REQUIREMENTS:
Make an exact copy, from the records below, of the lines from the line containing "Recreate this image" to the line containing "-0.0119, -0.0087, -0.0056]", both lines included, excluding pictures.
************
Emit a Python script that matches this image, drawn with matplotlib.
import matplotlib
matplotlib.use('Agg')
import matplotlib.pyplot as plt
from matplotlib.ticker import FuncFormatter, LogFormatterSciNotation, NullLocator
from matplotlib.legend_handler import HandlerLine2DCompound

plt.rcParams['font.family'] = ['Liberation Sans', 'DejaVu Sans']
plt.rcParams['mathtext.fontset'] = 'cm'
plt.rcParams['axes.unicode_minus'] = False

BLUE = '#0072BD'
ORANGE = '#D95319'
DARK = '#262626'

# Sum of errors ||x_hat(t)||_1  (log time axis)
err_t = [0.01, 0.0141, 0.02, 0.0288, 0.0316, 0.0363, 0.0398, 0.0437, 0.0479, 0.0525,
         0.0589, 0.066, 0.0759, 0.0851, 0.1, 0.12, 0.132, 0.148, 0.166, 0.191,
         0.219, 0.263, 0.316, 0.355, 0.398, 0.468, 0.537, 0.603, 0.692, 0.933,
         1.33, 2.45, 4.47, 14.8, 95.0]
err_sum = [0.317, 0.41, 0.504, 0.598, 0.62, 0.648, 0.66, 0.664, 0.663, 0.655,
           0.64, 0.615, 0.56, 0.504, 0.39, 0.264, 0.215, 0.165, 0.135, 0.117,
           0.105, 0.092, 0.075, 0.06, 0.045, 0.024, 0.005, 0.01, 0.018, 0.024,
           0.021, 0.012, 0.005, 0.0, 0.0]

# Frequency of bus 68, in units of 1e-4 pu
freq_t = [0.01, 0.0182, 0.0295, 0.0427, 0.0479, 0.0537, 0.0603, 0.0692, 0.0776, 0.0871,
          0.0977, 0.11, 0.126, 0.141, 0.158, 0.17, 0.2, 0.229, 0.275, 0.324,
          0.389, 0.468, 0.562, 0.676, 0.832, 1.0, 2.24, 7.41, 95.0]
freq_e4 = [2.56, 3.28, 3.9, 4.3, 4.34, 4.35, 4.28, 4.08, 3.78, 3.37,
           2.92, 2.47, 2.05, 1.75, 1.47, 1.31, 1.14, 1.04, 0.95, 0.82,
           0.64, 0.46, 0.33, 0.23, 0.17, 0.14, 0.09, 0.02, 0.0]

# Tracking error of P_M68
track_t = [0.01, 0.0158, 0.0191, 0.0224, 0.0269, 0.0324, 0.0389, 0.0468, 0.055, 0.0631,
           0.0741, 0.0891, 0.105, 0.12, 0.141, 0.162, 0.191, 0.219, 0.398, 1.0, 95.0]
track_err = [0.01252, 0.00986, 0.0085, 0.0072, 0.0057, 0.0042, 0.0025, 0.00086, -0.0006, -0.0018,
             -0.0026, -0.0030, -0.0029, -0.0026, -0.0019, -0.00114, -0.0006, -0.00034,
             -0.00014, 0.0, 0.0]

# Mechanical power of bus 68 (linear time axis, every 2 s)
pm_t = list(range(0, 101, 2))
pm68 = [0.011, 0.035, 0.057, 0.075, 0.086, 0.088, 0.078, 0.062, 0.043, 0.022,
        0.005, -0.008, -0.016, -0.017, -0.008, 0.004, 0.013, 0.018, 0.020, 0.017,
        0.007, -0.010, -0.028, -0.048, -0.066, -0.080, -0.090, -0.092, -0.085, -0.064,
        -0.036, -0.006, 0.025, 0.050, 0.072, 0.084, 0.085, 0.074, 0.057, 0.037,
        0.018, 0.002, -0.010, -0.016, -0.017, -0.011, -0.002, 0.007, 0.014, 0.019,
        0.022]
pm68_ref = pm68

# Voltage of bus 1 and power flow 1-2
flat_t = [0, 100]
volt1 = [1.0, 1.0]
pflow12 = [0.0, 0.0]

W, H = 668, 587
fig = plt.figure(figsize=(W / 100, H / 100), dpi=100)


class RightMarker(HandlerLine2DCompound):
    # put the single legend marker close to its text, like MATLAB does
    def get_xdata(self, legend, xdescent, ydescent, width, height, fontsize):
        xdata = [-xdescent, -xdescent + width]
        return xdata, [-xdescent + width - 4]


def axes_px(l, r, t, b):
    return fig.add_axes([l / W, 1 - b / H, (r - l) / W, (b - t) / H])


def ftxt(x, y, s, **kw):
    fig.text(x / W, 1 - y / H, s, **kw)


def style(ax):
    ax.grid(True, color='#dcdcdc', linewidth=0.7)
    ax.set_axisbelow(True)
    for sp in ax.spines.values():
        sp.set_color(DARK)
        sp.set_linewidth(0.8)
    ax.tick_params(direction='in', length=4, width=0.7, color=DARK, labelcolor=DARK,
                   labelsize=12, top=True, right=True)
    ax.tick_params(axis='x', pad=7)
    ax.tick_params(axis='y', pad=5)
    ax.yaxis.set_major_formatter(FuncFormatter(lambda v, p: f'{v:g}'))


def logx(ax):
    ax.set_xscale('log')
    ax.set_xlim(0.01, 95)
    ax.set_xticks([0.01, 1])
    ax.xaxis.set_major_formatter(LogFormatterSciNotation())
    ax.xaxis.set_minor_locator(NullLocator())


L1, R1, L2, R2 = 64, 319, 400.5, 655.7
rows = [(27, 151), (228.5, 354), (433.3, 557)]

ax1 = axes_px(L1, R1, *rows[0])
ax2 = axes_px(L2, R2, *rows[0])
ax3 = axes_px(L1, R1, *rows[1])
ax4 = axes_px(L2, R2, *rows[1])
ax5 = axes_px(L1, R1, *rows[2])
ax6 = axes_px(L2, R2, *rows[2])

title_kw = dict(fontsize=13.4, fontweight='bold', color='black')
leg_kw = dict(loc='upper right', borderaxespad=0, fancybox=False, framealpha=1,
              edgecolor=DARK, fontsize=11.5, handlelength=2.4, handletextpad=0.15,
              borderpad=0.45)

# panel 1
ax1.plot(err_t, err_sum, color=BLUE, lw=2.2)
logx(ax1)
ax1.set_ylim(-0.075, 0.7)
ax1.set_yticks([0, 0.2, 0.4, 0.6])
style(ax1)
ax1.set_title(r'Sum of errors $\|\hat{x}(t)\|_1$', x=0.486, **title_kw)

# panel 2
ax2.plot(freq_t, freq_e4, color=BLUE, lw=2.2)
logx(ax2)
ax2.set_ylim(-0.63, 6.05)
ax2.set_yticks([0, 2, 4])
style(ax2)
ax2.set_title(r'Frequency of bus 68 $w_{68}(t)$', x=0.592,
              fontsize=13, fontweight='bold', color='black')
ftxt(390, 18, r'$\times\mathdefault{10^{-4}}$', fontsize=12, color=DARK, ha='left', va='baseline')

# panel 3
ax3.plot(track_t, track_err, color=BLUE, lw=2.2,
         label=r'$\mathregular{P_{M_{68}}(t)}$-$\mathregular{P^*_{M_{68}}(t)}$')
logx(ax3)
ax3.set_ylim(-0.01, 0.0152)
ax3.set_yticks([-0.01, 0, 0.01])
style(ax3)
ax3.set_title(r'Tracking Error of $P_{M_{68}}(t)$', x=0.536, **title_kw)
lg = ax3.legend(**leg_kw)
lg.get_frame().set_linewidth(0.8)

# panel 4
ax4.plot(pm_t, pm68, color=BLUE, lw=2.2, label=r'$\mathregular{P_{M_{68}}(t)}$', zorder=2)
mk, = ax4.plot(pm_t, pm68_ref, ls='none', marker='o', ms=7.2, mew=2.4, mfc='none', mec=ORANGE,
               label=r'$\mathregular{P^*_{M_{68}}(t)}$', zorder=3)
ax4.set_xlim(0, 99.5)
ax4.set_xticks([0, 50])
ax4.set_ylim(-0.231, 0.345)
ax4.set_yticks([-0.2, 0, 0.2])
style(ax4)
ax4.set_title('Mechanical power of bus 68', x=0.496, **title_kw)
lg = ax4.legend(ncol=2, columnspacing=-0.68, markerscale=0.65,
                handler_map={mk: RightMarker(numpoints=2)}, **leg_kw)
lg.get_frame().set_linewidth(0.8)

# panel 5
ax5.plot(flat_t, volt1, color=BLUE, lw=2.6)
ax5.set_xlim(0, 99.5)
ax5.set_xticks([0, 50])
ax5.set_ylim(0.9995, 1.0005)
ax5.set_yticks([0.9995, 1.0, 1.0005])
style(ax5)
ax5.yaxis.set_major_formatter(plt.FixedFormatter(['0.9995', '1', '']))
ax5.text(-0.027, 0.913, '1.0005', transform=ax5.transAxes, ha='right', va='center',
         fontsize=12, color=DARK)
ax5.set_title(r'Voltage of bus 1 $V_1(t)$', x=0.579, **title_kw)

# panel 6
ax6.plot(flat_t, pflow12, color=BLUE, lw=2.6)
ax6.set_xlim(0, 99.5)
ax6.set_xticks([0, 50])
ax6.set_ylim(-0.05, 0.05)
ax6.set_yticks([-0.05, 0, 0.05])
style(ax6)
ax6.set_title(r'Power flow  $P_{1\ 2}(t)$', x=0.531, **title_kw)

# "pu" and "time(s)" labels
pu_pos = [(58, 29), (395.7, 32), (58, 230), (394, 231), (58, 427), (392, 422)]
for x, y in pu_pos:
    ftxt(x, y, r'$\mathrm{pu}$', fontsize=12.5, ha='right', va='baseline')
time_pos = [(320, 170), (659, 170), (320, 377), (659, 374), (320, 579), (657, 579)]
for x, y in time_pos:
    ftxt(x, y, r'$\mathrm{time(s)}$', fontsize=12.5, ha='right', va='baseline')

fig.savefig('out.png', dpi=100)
************
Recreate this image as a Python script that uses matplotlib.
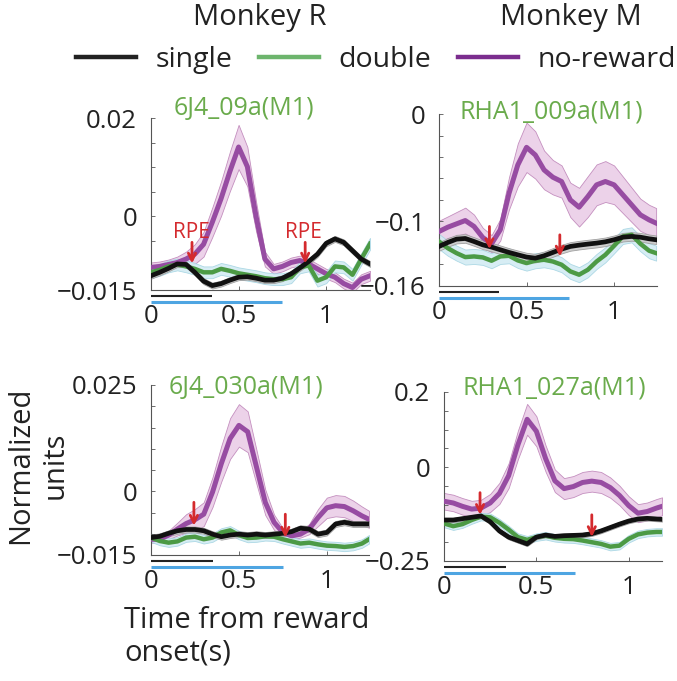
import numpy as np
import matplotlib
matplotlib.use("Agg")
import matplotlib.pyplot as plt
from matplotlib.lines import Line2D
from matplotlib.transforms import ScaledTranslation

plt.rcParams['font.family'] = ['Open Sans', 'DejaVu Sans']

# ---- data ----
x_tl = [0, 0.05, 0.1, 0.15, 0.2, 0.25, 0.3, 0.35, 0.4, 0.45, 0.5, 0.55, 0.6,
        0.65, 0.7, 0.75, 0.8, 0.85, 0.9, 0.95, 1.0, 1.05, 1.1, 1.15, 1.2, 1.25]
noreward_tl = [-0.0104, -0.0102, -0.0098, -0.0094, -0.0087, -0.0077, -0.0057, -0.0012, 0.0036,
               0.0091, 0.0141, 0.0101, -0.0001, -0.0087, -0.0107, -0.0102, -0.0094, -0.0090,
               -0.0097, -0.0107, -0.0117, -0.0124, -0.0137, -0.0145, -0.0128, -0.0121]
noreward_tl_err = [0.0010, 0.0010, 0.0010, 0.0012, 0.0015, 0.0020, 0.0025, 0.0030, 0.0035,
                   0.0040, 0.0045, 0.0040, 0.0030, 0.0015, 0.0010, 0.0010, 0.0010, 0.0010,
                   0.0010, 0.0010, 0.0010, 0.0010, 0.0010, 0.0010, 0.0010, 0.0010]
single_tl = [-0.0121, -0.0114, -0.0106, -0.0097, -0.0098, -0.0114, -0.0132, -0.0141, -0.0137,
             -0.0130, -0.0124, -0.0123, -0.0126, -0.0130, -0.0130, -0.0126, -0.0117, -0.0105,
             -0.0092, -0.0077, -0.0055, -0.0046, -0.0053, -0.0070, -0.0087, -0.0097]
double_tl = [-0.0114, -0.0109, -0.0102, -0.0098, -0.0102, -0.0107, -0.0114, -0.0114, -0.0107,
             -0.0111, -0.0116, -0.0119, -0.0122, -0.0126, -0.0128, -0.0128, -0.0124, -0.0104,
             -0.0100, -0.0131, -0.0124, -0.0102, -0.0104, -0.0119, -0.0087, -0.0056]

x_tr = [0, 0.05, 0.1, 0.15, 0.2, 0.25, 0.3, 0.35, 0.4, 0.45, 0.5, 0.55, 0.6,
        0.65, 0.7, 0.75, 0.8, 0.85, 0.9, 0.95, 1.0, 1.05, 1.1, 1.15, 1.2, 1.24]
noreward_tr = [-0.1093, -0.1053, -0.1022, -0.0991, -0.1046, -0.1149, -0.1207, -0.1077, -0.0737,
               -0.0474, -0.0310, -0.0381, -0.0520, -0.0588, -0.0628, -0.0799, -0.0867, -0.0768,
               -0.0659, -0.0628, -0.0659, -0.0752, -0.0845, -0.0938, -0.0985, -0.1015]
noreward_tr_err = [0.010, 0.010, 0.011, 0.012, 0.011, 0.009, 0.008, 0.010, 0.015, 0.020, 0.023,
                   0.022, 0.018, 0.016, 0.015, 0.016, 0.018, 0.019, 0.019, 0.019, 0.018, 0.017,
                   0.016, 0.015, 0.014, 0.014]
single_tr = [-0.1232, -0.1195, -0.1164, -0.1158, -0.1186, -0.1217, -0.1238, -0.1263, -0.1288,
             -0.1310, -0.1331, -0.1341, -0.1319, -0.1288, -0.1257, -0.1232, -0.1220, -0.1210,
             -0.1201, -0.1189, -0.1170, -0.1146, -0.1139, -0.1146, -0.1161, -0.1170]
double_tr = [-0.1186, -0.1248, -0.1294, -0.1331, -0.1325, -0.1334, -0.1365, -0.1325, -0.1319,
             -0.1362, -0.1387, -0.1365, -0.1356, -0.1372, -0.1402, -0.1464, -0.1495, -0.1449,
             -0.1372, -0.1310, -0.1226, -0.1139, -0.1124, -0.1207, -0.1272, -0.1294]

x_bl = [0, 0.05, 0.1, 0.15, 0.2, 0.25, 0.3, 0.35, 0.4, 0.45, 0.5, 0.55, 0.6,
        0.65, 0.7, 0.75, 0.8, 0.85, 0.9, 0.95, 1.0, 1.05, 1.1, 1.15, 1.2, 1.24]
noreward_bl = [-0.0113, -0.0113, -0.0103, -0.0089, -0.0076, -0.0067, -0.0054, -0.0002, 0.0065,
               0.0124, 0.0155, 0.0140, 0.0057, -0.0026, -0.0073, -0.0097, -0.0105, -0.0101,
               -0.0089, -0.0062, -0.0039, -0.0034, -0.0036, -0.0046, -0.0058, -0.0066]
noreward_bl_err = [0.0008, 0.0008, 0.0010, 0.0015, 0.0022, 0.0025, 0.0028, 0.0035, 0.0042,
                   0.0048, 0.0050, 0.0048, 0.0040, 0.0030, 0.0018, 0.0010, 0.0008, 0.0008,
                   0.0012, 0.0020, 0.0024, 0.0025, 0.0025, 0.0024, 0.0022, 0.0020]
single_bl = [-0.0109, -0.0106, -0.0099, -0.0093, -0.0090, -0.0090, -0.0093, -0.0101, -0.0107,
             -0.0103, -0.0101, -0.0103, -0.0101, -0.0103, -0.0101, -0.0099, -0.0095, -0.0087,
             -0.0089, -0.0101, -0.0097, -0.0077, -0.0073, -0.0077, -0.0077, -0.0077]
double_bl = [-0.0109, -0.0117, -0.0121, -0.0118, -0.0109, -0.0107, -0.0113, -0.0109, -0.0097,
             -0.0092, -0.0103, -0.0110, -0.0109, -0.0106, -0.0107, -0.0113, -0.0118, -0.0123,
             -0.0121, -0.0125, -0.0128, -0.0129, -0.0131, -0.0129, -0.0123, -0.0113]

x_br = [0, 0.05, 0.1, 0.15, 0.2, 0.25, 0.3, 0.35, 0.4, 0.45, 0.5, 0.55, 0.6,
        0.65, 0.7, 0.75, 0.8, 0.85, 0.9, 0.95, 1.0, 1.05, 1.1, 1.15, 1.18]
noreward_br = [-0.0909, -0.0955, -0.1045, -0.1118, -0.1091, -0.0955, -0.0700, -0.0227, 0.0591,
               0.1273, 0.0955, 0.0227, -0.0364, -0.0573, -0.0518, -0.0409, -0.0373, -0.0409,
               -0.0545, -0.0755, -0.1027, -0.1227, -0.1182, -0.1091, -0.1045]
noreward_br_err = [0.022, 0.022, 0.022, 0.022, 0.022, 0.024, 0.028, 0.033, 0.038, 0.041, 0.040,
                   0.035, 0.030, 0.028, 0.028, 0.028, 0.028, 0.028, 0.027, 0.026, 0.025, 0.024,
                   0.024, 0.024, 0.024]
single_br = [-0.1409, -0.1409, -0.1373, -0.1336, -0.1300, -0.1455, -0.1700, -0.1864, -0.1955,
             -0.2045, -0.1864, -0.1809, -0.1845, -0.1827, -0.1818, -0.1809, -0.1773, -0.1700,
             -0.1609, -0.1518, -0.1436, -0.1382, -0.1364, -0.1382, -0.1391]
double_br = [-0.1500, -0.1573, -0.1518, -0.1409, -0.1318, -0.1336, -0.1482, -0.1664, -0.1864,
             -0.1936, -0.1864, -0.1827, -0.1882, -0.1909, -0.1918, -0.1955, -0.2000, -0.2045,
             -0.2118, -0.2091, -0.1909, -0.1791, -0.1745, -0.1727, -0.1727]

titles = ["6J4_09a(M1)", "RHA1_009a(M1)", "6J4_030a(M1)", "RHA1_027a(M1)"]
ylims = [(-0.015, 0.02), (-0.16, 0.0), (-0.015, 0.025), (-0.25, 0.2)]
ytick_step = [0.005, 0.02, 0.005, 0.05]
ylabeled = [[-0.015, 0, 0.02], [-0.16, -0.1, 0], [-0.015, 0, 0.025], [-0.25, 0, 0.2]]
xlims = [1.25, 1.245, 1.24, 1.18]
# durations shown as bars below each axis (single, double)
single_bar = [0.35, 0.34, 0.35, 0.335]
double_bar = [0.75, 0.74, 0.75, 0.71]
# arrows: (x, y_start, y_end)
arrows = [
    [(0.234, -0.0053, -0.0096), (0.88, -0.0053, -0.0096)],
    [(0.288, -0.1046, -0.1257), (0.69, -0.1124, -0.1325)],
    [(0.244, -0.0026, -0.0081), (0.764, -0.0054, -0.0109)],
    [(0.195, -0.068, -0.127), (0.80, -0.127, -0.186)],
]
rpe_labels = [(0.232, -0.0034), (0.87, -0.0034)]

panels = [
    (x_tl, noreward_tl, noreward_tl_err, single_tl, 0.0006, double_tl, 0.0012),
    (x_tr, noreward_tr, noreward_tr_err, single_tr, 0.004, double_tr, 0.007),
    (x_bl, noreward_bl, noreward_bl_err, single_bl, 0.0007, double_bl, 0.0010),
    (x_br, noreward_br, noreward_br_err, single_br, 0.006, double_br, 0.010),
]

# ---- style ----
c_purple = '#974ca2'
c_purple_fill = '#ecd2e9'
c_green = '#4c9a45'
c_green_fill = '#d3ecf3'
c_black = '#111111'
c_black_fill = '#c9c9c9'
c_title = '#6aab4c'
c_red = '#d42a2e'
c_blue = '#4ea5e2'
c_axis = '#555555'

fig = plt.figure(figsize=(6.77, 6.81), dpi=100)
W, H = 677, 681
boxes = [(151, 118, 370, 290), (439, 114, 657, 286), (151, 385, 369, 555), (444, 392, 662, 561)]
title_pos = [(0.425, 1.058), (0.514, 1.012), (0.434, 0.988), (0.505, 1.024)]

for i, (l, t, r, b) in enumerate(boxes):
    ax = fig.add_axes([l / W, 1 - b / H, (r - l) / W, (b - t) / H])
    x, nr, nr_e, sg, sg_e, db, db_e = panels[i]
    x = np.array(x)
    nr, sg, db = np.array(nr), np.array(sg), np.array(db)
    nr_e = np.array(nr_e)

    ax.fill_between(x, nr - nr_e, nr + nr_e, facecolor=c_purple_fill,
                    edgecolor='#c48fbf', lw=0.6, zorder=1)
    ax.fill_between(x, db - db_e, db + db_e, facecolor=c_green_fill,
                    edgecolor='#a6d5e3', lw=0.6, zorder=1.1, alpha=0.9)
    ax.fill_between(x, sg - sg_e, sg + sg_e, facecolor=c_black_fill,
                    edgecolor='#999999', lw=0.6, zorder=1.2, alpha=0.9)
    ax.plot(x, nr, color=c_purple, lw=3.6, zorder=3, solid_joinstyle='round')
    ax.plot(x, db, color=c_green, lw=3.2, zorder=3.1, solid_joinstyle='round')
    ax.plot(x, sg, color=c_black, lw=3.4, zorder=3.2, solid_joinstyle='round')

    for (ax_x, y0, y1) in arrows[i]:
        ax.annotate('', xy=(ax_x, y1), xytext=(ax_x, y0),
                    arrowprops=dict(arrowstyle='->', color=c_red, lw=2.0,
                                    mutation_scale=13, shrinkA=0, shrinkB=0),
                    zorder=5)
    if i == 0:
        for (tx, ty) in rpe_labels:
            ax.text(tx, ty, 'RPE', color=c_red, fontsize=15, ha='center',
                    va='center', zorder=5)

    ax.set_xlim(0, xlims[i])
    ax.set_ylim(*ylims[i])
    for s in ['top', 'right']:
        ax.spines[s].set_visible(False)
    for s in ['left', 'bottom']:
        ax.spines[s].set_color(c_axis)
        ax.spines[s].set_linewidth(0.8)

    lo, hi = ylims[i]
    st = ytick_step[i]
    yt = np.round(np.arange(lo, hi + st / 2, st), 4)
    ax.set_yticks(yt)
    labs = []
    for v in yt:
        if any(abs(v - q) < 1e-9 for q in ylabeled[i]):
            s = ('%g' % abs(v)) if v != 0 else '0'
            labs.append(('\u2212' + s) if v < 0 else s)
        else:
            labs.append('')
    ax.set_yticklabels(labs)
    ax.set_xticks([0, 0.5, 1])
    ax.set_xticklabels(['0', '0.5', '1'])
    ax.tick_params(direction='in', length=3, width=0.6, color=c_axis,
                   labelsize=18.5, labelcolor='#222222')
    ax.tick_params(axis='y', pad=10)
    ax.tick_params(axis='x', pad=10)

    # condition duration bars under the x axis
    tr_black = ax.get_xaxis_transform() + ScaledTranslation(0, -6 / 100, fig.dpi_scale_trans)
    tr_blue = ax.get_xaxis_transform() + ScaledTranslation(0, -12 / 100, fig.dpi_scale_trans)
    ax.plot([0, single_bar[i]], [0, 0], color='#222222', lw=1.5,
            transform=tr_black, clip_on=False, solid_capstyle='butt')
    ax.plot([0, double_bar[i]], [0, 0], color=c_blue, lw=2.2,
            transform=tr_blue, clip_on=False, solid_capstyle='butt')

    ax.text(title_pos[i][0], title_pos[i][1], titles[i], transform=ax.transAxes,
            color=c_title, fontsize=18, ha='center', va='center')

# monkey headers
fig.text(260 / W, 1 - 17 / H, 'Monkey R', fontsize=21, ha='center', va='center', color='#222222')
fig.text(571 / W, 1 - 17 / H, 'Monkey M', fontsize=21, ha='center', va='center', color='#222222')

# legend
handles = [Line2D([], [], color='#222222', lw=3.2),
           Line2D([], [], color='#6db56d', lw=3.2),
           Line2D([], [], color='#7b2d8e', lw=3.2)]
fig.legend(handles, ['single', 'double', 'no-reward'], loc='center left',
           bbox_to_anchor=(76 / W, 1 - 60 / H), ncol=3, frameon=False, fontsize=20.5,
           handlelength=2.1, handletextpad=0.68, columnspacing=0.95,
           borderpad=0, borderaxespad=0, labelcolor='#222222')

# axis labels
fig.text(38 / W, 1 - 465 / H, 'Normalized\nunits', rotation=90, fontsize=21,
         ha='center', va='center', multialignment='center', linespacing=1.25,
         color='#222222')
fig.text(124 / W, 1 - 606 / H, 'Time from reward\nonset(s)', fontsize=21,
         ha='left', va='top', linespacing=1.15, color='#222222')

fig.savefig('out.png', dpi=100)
************
ANSWER BELOW:
Recreate this image as a Python script that uses matplotlib.
import numpy as np
import matplotlib
matplotlib.use("Agg")
import matplotlib.pyplot as plt
from matplotlib.lines import Line2D
from matplotlib.transforms import ScaledTranslation

plt.rcParams['font.family'] = ['Open Sans', 'DejaVu Sans']

# ---- data ----
x_tl = [0, 0.05, 0.1, 0.15, 0.2, 0.25, 0.3, 0.35, 0.4, 0.45, 0.5, 0.55, 0.6,
        0.65, 0.7, 0.75, 0.8, 0.85, 0.9, 0.95, 1.0, 1.05, 1.1, 1.15, 1.2, 1.25]
noreward_tl = [-0.0104, -0.0102, -0.0098, -0.0094, -0.0087, -0.0077, -0.0057, -0.0012, 0.0036,
               0.0091, 0.0141, 0.0101, -0.0001, -0.0087, -0.0107, -0.0102, -0.0094, -0.0090,
               -0.0097, -0.0107, -0.0117, -0.0124, -0.0137, -0.0145, -0.0128, -0.0121]
noreward_tl_err = [0.0010, 0.0010, 0.0010, 0.0012, 0.0015, 0.0020, 0.0025, 0.0030, 0.0035,
                   0.0040, 0.0045, 0.0040, 0.0030, 0.0015, 0.0010, 0.0010, 0.0010, 0.0010,
                   0.0010, 0.0010, 0.0010, 0.0010, 0.0010, 0.0010, 0.0010, 0.0010]
single_tl = [-0.0121, -0.0114, -0.0106, -0.0097, -0.0098, -0.0114, -0.0132, -0.0141, -0.0137,
             -0.0130, -0.0124, -0.0123, -0.0126, -0.0130, -0.0130, -0.0126, -0.0117, -0.0105,
             -0.0092, -0.0077, -0.0055, -0.0046, -0.0053, -0.0070, -0.0087, -0.0097]
double_tl = [-0.0114, -0.0109, -0.0102, -0.0098, -0.0102, -0.0107, -0.0114, -0.0114, -0.0107,
             -0.0111, -0.0116, -0.0119, -0.0122, -0.0126, -0.0128, -0.0128, -0.0124, -0.0104,
             -0.0100, -0.0131, -0.0124, -0.0102, -0.0104, -0.0119, -0.0087, -0.0056]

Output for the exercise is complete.